Die einzig echte Legitimation für Pamela Rendi-Wagner wäre es, Wahlen zu gewinnen. Aber selbst das ist in einer Partei wie der SPÖ nicht so sicher: Schlag nach bei Alfred Gusenbauer. Eine Wahl zu gewinnen ist das eine, alle Teile der Partei zufriedenzustellen das andere, das offensichtlich Wichtigere.
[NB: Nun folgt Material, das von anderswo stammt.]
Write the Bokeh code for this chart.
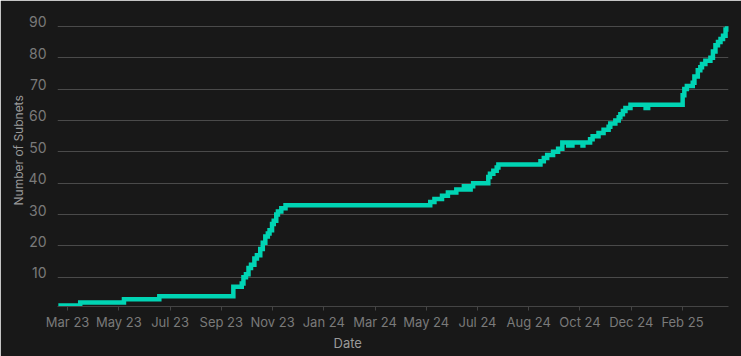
import datetime as dt
from bokeh.plotting import figure
from bokeh.models import (ColumnDataSource, FixedTicker, Range1d, Title)
from bokeh.embed import file_html
from bokeh.resources import INLINE

# ---- data (day offset from 2023-03-01, subnet count after that day) ----
start = dt.datetime(2023, 3, 1)
change_days = [-11, 15, 67, 109, 197, 207, 209, 212, 215, 218, 222, 225, 229, 232,
               235, 238, 240, 243, 245, 248, 250, 254, 259, 431, 436, 445, 452,
               462, 471, 475, 479, 482, 500, 502, 506, 510, 512, 562, 566, 570,
               577, 583, 588, 595, 600, 612, 613, 621, 624, 631, 637, 643, 645,
               651, 655, 657, 660, 663, 669, 687, 690, 731, 733, 736, 743, 745,
               749, 752, 754, 758, 764, 767, 770, 773, 776, 779, 782, 784]
subnets = [1, 2, 3, 4, 7, 8, 10, 11, 13, 14, 16, 17, 19, 21,
           23, 24, 25, 27, 28, 30, 31, 32, 33, 34, 35, 36, 37,
           38, 39, 38, 39, 40, 42, 43, 44, 45, 46, 47, 48, 49,
           50, 51, 53, 52, 53, 52, 53, 54, 55, 56, 57, 58, 59,
           60, 61, 62, 63, 64, 65, 64, 65, 68, 70, 71, 72, 74,
           76, 77, 78, 79, 80, 82, 84, 85, 86, 87, 89, 90]

tick_day_offsets = [0, 60.9, 121.8, 182.7, 243.6, 304.5, 365.4, 426.3,
                    487.2, 548.1, 609.0, 669.9, 730.8]
tick_labels = ["Mar 23", "May 23", "Jul 23", "Sep 23", "Nov 23", "Jan 24",
               "Mar 24", "May 24", "Jul 24", "Aug 24", "Oct 24", "Dec 24", "Feb 25"]
y_ticks = [10, 20, 30, 40, 50, 60, 70, 80, 90]
y_tick_labels = ["10", "20", "30", "40", "50", "60", "70", "80", "90"]

X_START_DAY, X_END_DAY = -12, 785.5
Y_START, Y_END = 0.7, 92.5
W, H = 741, 356
BL, BR, BT, BB = 57, 13, 18, 50


def to_ms(d):
    return (start + dt.timedelta(days=d)).timestamp() * 1000.0


dates = [start + dt.timedelta(days=d) for d in change_days]
src = ColumnDataSource(dict(date=dates, subnets=subnets))

BG = "#181818"
FONT = "Inter"
GRID = "#4a4a4a"
AXIS = "#444444"

p = figure(width=W, height=H, x_axis_type="datetime",
           output_backend="svg", toolbar_location=None,
           x_range=Range1d(to_ms(X_START_DAY), to_ms(X_END_DAY)),
           y_range=Range1d(Y_START, Y_END),
           background_fill_color=BG, border_fill_color=BG,
           outline_line_color=BG, outline_line_width=2,
           min_border_left=BL, min_border_right=BR,
           min_border_top=BT, min_border_bottom=BB)

px_per_unit = (H - BT - BB) / (Y_END - Y_START)

# horizontal grid lines
p.hspan(y=y_ticks, line_color=GRID, line_width=1)

p.step(x="date", y="subnets", source=src, mode="after",
       line_color="#00D4B4", line_width=4.5, line_join="miter")

# x axis
tick_ms = [to_ms(d) for d in tick_day_offsets]
xa = p.xaxis[0]
xa.ticker = FixedTicker(ticks=tick_ms)
xa.major_label_overrides = {t: l for t, l in zip(tick_ms, tick_labels)}
xa.axis_line_color = AXIS
xa.major_tick_line_color = AXIS
xa.major_tick_out = 4
xa.major_tick_in = 0
xa.minor_tick_line_color = None
xa.major_label_text_color = "#7a7a7a"
xa.major_label_text_font = FONT
xa.major_label_text_font_size = "13px"
xa.major_label_standoff = 3

# y axis: labels sit a few pixels above their grid lines
shift = 4.5 / px_per_unit
label_pos = [v + shift for v in y_ticks]
ya = p.yaxis[0]
ya.ticker = FixedTicker(ticks=label_pos)
ya.major_label_overrides = {t: l for t, l in zip(label_pos, y_tick_labels)}
ya.axis_line_color = None
ya.major_tick_line_color = None
ya.minor_tick_line_color = None
ya.major_label_text_color = "#7a7a7a"
ya.major_label_text_font = FONT
ya.major_label_text_font_size = "14px"
ya.major_label_standoff = 5

p.xgrid.grid_line_color = None
p.ygrid.grid_line_color = None

# axis titles
p.add_layout(Title(text="Date", align="left", offset=276, text_color="#9a9a9a",
                   text_font=FONT, text_font_size="13px", text_font_style="normal",
                   standoff=0), "below")
p.add_layout(Title(text="Number of Subnets", align="left", offset=101,
                   text_color="#9a9a9a", text_font=FONT, text_font_size="12px",
                   text_font_style="normal", standoff=0), "left")

open("out.html", "w").write(file_html(p, INLINE))
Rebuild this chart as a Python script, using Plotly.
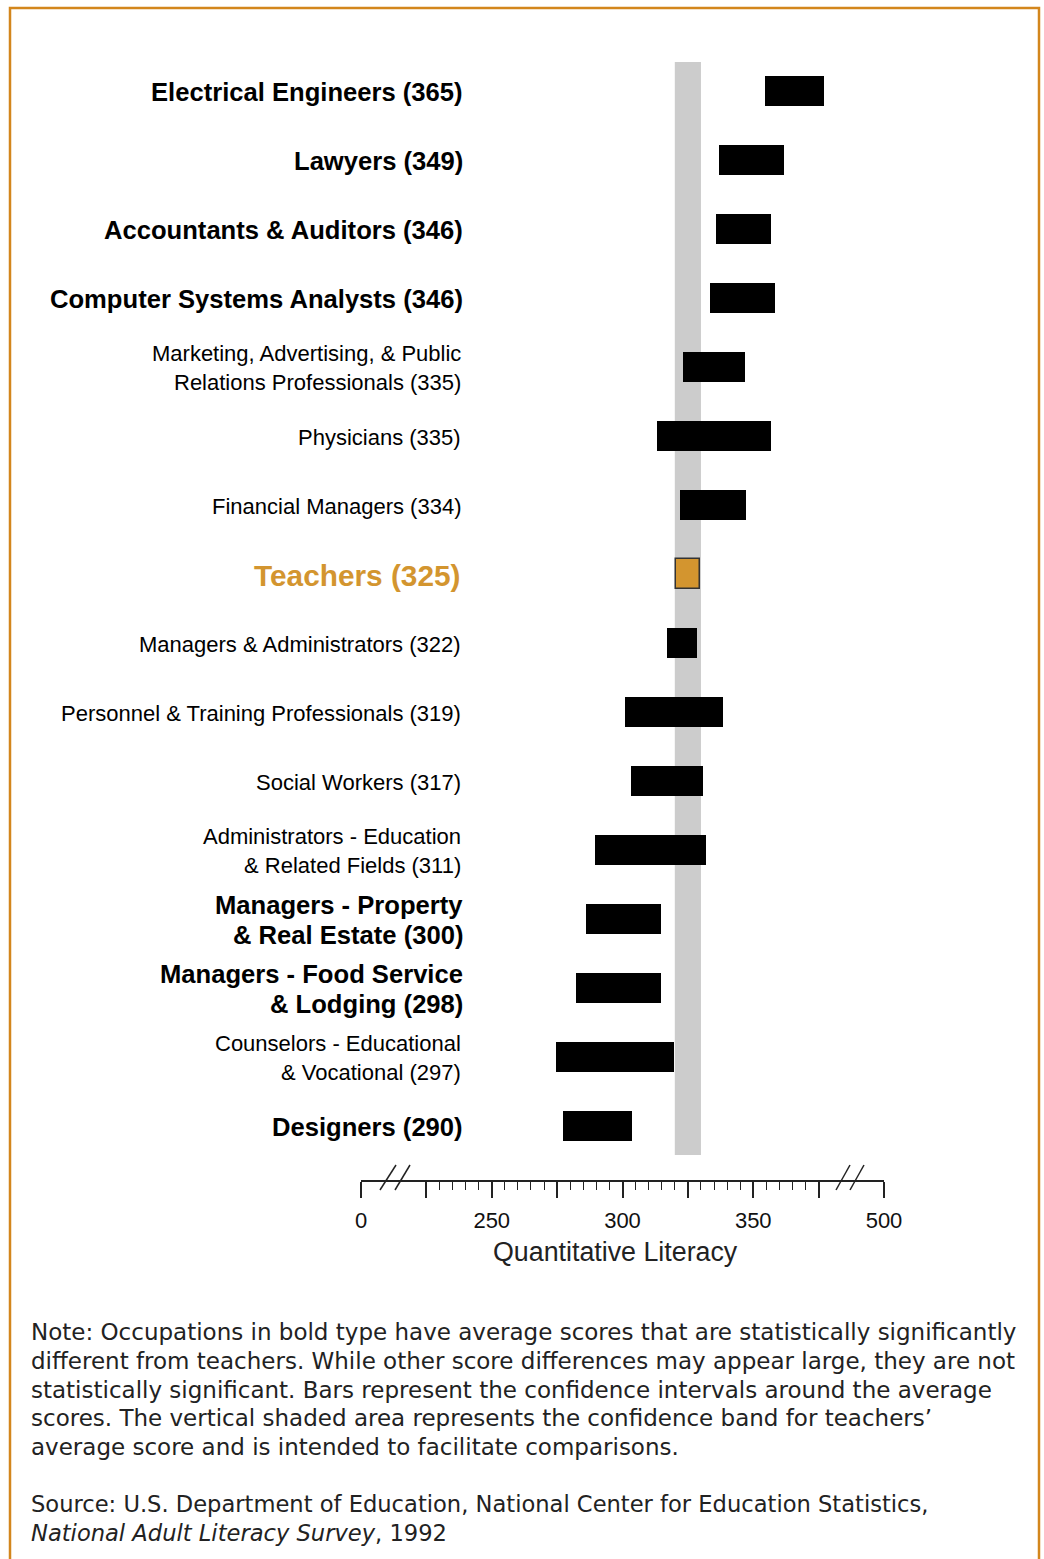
import plotly.graph_objects as go

# ---------------- data ----------------
occupations = [
    "Electrical Engineers", "Lawyers", "Accountants & Auditors",
    "Computer Systems Analysts",
    "Marketing, Advertising, & Public<br>Relations Professionals",
    "Physicians", "Financial Managers", "Teachers",
    "Managers & Administrators", "Personnel & Training Professionals",
    "Social Workers", "Administrators - Education<br>& Related Fields",
    "Managers - Property<br>& Real Estate",
    "Managers - Food Service<br>& Lodging",
    "Counselors - Educational<br>& Vocational", "Designers",
]
scores = [365, 349, 346, 346, 335, 335, 334, 325, 322, 319, 317, 311, 300, 298, 297, 290]
ci_low = [354.5, 337.0, 335.7, 333.4, 323.1, 313.1, 322.0, 320.5, 317.0, 300.8,
          303.2, 289.4, 285.9, 282.1, 274.4, 277.1]
ci_high = [377.1, 361.8, 356.8, 358.3, 346.9, 356.8, 347.3, 329.6, 328.5, 338.4,
           330.8, 332.0, 314.7, 314.7, 319.7, 303.5]
significant = [True, True, True, True, False, False, False, None, False, False,
               False, False, True, True, False, True]
teacher_band = [320, 330]

tick_values = [200, 225, 250, 275, 300, 325, 350, 375, 400]
tick_labels = ["0", "", "250", "", "300", "", "350", "", "500"]

note_lines = [
    "Note: Occupations in bold type have average scores that are statistically significantly",
    "different from teachers. While other score differences may appear large, they are not",
    "statistically significant. Bars represent the confidence intervals around the average",
    "scores. The vertical shaded area represents the confidence band for teachers\u2019",
    "average score and is intended to facilitate comparisons.",
]
source_lines = [
    "Source: U.S. Department of Education, National Center for Education Statistics,",
    "<i>National Adult Literacy Survey</i>, 1992",
]

# ---------------- layout geometry (reference page pixels) ----------------
W, H = 1044, 1559
L, R, T, B = 361, 884, 55, 1180
ORANGE = "#D3952F"
FRAME = "#D3861C"


def px(x):
    return (x - L) / (R - L)


def py(y):
    return (B - y) / (B - T)


n = len(occupations)
rows = list(range(n))
row0, step = 91, 69
y_top = (T - row0) / step
y_bot = (B - row0) / step

fig = go.Figure()

colors = [ORANGE if s is None else "black" for s in significant]
line_colors = ["#333333" if s is None else "black" for s in significant]
line_widths = [1.5 if s is None else 0 for s in significant]

fig.add_trace(go.Bar(
    orientation="h",
    y=rows,
    base=ci_low,
    x=[h - l for l, h in zip(ci_low, ci_high)],
    width=0.44,
    marker=dict(color=colors, line=dict(color=line_colors, width=line_widths)),
    hoverinfo="skip",
    showlegend=False,
))

# teacher confidence band
fig.add_shape(type="rect", xref="x", yref="y", x0=teacher_band[0], x1=teacher_band[1],
              y0=(62 - row0) / step, y1=(1155 - row0) / step,
              fillcolor="#cccccc", line=dict(width=0), layer="below")

# labels
FONT = "Liberation Sans, Arial, Helvetica"
annotations = []
for i, (name, sc, sig) in enumerate(zip(occupations, scores, significant)):
    lines = (name + f" ({sc})").split("<br>")
    nl = len(lines)
    for k, ln in enumerate(lines):
        if sig is None:
            font = dict(family=FONT, size=29.8, color=ORANGE)
            txt = f"<b>{ln}</b>"
            xr = 462
        elif sig:
            font = dict(family=FONT, size=25.6, color="black")
            txt = f"<b>{ln}</b>"
            xr = 465
        else:
            font = dict(family=FONT, size=22, color="black")
            txt = ln
            xr = 463
        shift = -(k - (nl - 1) / 2) * 29.5 - 1
        annotations.append(dict(
            x=px(xr), xref="paper", y=i, yref="y", text=txt, showarrow=False,
            xanchor="right", yanchor="middle", yshift=shift, font=font,
        ))

annotations.append(dict(x=px(615), xref="paper", y=py(1252), yref="paper",
                        text="Quantitative Literacy", showarrow=False,
                        xanchor="center", yanchor="middle",
                        font=dict(family=FONT, size=26.8, color="#222")))
for k, ln in enumerate(note_lines):
    annotations.append(dict(x=px(29), xref="paper", y=py(1332 + k * 28.8), yref="paper",
                            text=ln, showarrow=False, align="left",
                            xanchor="left", yanchor="middle",
                            font=dict(family="DejaVu Sans", size=23, color="#222")))
for k, ln in enumerate(source_lines):
    annotations.append(dict(x=px(29), xref="paper", y=py(1504 + k * 29), yref="paper",
                            text=ln, showarrow=False, align="left",
                            xanchor="left", yanchor="middle",
                            font=dict(family="DejaVu Sans", size=22.6, color="#222")))

# axis break marks
shapes = []
for (x0, x1) in [(380, 396), (395, 410), (836, 850), (850, 864)]:
    shapes.append(dict(type="line", xref="paper", yref="paper",
                       x0=px(x0), x1=px(x1), y0=py(1190), y1=py(1165),
                       line=dict(color="#222", width=1.5)))
# outer frame
shapes.append(dict(type="rect", xref="paper", yref="paper",
                   x0=px(10), x1=px(1039), y0=py(8), y1=py(1575),
                   line=dict(color=FRAME, width=2.5), fillcolor="rgba(0,0,0,0)"))

minor_vals = [v for v in range(230, 375, 5) if v % 25 != 0]

fig.update_layout(
    width=W, height=H,
    margin=dict(l=L, r=W - R, t=T, b=H - B),
    paper_bgcolor="white", plot_bgcolor="white",
    annotations=annotations,
    shapes=fig.layout.shapes + tuple(shapes),
    bargap=0,
)
fig.update_xaxes(
    range=[200, 400], showgrid=False, zeroline=False,
    showline=True, linecolor="#222", linewidth=1.5,
    ticks="outside", ticklen=16, tickwidth=1.5, tickcolor="#222",
    tickmode="array", tickvals=tick_values, ticktext=tick_labels,
    tickfont=dict(family=FONT, size=22, color="#111"),
    ticklabelstandoff=4,
    minor=dict(tickmode="array", tickvals=minor_vals, ticks="outside",
               ticklen=8, tickwidth=1.2, tickcolor="#222", showgrid=False),
    fixedrange=True,
)
fig.update_yaxes(range=[y_bot, y_top], visible=False, fixedrange=True)

fig.write_html("out.html",
               config={"displayModeBar": False},
               post_script="document.body.style.margin='0';document.body.style.overflow='hidden';")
Es sei denn, das Leidenspotenzial ist schon erschöpft. Und man gibt sich auch schon mit weniger zufrieden als mit der reinen Lehre. Bei Hans Peter Doskozils Wahlsieg war das bereits zu bemerken. Da haben auch Teile der Parteilinken und ihre Sympathisanten begonnen, sich das schönzureden. Hauptsache, mal wieder gewonnen.
Das Schicksal Pamela Rendi-Wagners wird daher letztlich wohl nicht von den Mitgliedern entschieden, sondern in Eisenstadt und Klagenfurt. Ob auch noch in Wien, das wird man im Herbst dieses Jahres wissen.